I only change kfactor and restart database. Other parameters (data, partitions, schema - all) are identical. Could you please explain such wierd thing ?

Thank you.
pzhao
Apr 24, 2015
Anton,

Kfactor controls the number of copies of the data a cluster keeps. This provides availability and durability in the event of a node going down. If kfactor is 0, there's no copy of the data and a failure on a node will result in cluster failure. If kfactor is 1, there's a copy of the data and a failure on a node will not result in cluster failure.

To help explain what is happening between difference in kfactor, lets assume sites/host=2, nodes=2 and kfactor=0, your data will be split into 4 unique partitions ( (2 nodes * 2 sites/node) / (0 kfactor + 1) ) among 2 nodes. Voltdb partition data automatically, but for simplicity, lets say partition 1/2 is on node 1 and 3/4 is on node 2. When you execute a query with no where clause, every partition needs return its' data back to coordinator then returned back to the user. All 4 partitions are actively processing the workload.

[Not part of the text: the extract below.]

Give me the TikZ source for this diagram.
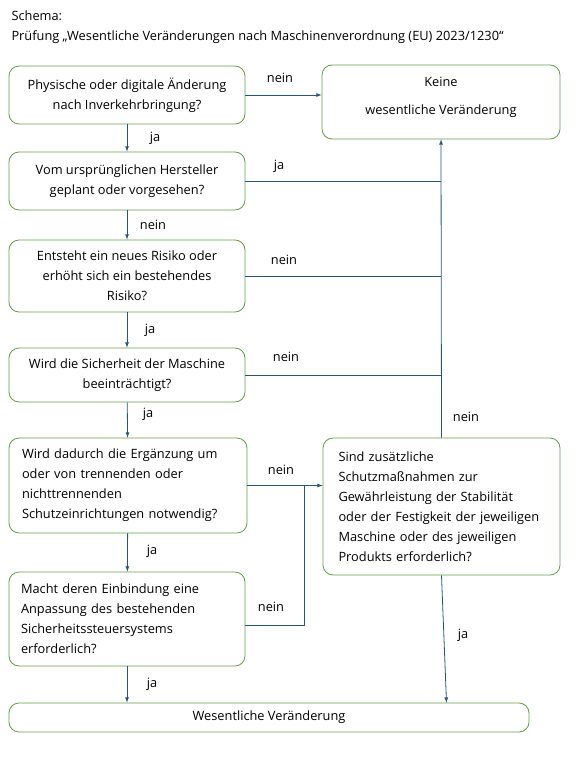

Now lets change the kfactor=1. This means your unique partitions = 2 ((2 nodes * 2 sites/node) / (1 kfactor + 1)) but you have a copy of the data. The partitions is now 1/1/2/2. VoltDb will automatically partition the data, that is node 1 and 2 will have the a copy of the data, 1/2. When you execute a query with no where clause, only 2 of the partitions needs return its' data back to coordinator then returned back to the user. This actually will take longer as only 2 partitions are working on 50% of the data as opposed to the 4 partitions working on only 25% of the data. This is what your experiencing.

Assuming your hardware is capable, achieving the same kfactor=0 latency is done by doubling the sites/host. That is sites/host=4, nodes=2, and kfactor=1, yields 4 unique partitions (( 2 nodes * 4 sites/host) / ( 1 kfactor + 1)).

May I ask what kind of application you are building? Typically, VoltDB applications would not require a full table scan of multiple tables.

Peter Zhao
Anton
Apr 27, 2015
Thenk you for answer - I understand why writing demands more time. It is clear. And when I read from several partitions.
But why reading for single partition demands more time ? I created reading SP for single partition - I did not try to get information from several partiotions.
pricesj
Apr 27, 2015
Hi Anton, just to rephrase what Peter said.

When you change the kfactor to 1, you halved the number of unique partitions, which has the net effect of halving the number of execution engines and hence parallel queries. So if you have hardware capacity, double your sites per host and you should see the query execution time similar to before.

Stephen
Anton
Apr 27, 2015
I see. Thank you.